One of the most cognitively demanding works of art to enter mainstream culture (see also Rick and Morty). Smug, certain, arguably(?) too focused on men’s lives and pain, tilting in its later seasons toward a sarcastic fatalism, and with a maddeningly compromised final season, The Wire is nonetheless the canonical onscreen rendering of late-20C capitalism in urban crisis — and (largely unnoticed) a perfect police procedural, hitting every single required cop-story beat without ever falling for the genre’s mealy-mouthed amoral bullshit. Unquestionably one of the great late-20C works of American art — and reportage. A goddamn civic obligation.

The Sopranos.

A workplace sitcom about Tony, descendant of Archie Bunker and Ralph Kramden (or Bill Clinton): the graceful sad clown. Gandolfini’s imperishable performance — opposite his equal, Edie Falco — is now lazily dismissed as a ‘problematic’ solicitation of love for the undeserving White Male Antihero. That ‘criticism’ misses the mark. The show solicits sympathy with Tony’s victims and empathy with him, but he’s comically awful, and in the world of The Sopranos Tony’s protagonism is no gift. Remains one of our culture’s deepest depictions of resentful, deceitful, compromised, bourgeois (i.e. Clintonesque) marriage. A masterpiece.

Productivity Porn.

Procrastination, evasion, self-deception masquerading as ‘thinking’ about ‘productivity’ — a hollow term further stretched in order to sell a wider variety of consumer goods like ‘to-do list managers’ and stress balls.
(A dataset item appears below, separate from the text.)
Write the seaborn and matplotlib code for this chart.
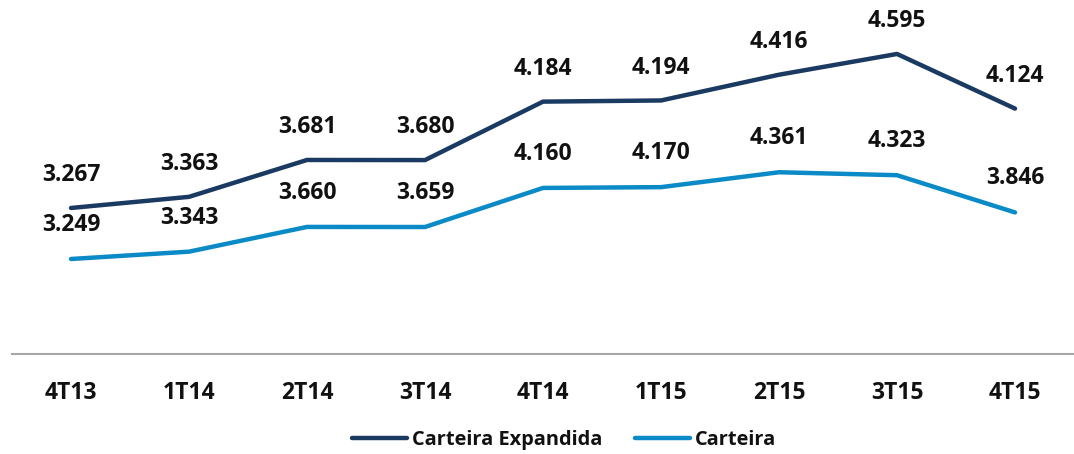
import matplotlib
matplotlib.use("Agg")
import matplotlib.pyplot as plt
import seaborn as sns
import pandas as pd

categories = ["4T13", "1T14", "2T14", "3T14", "4T14", "1T15", "2T15", "3T15", "4T15"]
expandida = [3.267, 3.363, 3.681, 3.680, 4.184, 4.194, 4.416, 4.595, 4.124]
carteira = [3.249, 3.343, 3.660, 3.659, 4.160, 4.170, 4.361, 4.323, 3.846]
labels_exp = ["3.267", "3.363", "3.681", "3.680", "4.184", "4.194", "4.416", "4.595", "4.124"]
labels_cart = ["3.249", "3.343", "3.660", "3.659", "4.160", "4.170", "4.361", "4.323", "3.846"]

sns.set_theme(style="white")
plt.rcParams['font.family'] = ['Open Sans', 'DejaVu Sans']
plt.rcParams['font.weight'] = 'bold'

navy = "#1B3A61"
blue = "#0A8AC6"

W, H = 1074, 454
fig = plt.figure(figsize=(W / 100, H / 100), dpi=100)
ax = fig.add_axes([12 / W, (H - 354) / H, 1062 / W, (354 - 10) / H])
ax2 = ax.twinx()

df = pd.DataFrame({"cat": categories, "exp": expandida, "cart": carteira})
df["pos"] = range(len(categories))

sns.lineplot(data=df, x="pos", y="exp", ax=ax, color=navy, linewidth=3.2,
             label="Carteira Expandida", legend=False)
sns.lineplot(data=df, x="pos", y="cart", ax=ax2, color=blue, linewidth=3.2,
             label="Carteira", legend=False)

ax.set_xlim(-0.5, len(categories) - 0.5)
ax.set_ylim(2.008, 4.974)
ax2.set_ylim(2.031, 6.441)

for i, (v, t) in enumerate(zip(expandida, labels_exp)):
    ax.annotate(t, (i, v), xytext=(0, 23.5), textcoords="offset points",
                ha="center", va="center", fontsize=16.5, fontweight="bold", color="#111111")
for i, (v, t) in enumerate(zip(carteira, labels_cart)):
    ax2.annotate(t, (i, v), xytext=(0, 24.5), textcoords="offset points",
                 ha="center", va="center", fontsize=16.5, fontweight="bold", color="#111111")

ax.set_xticks(range(len(categories)))
ax.set_xticklabels(categories, fontsize=16.5, fontweight="bold", color="#111111")
ax.tick_params(axis="x", length=0, pad=19.5)
ax.set_yticks([])
ax2.set_yticks([])
ax.set_xlabel("")
ax.set_ylabel("")
ax2.set_ylabel("")
for a in (ax, ax2):
    for s in ["top", "left", "right", "bottom"]:
        a.spines[s].set_visible(False)
ax.spines["bottom"].set_visible(True)
ax.spines["bottom"].set_color("#A6A6A6")
ax.spines["bottom"].set_linewidth(1.5)

handles = [ax.get_lines()[0], ax2.get_lines()[0]]
fig.legend(handles, ["Carteira Expandida", "Carteira"], loc="center",
           bbox_to_anchor=(564 / W, 1 - 440 / H), ncol=2, frameon=False,
           prop={"size": 14.4, "weight": "bold"}, handlelength=2.75,
           handletextpad=0.25, columnspacing=1.65, labelcolor="#111111")

fig.savefig("out.png", dpi=100)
Adjacent to ‘everyday carry’ fetishism, both best understood as opt-in anxiety (PTSD and ADHD sufferers get swept up with the clowns, alas). Peak stupidity: the ‘hipster PDA,’ i.e. index cards clipped together w/a pen. Lemme render this wanking superfluous for you: ‘Organize, ritualize, systematize, and for Christ’s sake stick with it.’ Moleskines and Space Pens are paraphilia, i.e. blinders. But then, that’s the real point.

Cyberpunk.

The unevenly distributed future as seen (through mirrorshades, darkly) from ‘the street,’ which famously finds its own uses for things. The cyberpunk vision of walled corporate technogardens and infinitely plastic transhuman bodies is essentially already here; insofar as the stories were (hyper)really about inequality, gentrification, surveillance, centerless systems of control, nightmarish cosmopolitanism, cyberpunk is already our condition — has been since the bomb. The genre’s Japanophilia/-phobia now seems dated, maybe because Japan presently scans as faded or arrested power; otherwise, thanks to its abstract rendering of tech as social phenomenon, cyberpunk remains terrifying today, a necessary vision.

Apple Computer.

The tally: Apple IIgs, ImageWriter II. Windows 95/98 interregnum. 12″ Macbook. 15″ Macbook Pro, another, another (this one). Three or four iPhones, three iPads. Their devotion to ‘user experience’ misreads as fanaticism, but their products really are that well and carefully made, that different in concept from the Valley norm. Jobs’s weary, unapologetic explanation for Apple’s behavioural oddities remains straightforwardly correct: ‘We don’t make junk.’ I think of Apple as a quintessentially Weird American organization, privileging ‘vision’ over short-term biz dictates. Jobs was a principled, terrible man; in a sane world, Woz would be a saint.

Game of Thrones.

‘Realpolitik Tolkien’: A Distant Mirror with dragons. The first three books (the series’s first movement) are major achievements: impeccable hybrids of grand quest-fantasy, court-intrigue whodunit, (anti)war epic, and empathetic social portraiture. Books 4-5, interwoven as one volume, are nearly as good, deepening the series’s historical consciousness, but dangerously slow. If Martin sticks the landing, ASOIAF is its genre’s capstone work. The show is impressive, at times superb (and perfectly cast), but since overrunning Martin’s books, it’s gotten silly, lacking Martin’s social-historical vision and sense of proportion. Read the books instead — then Viriconium.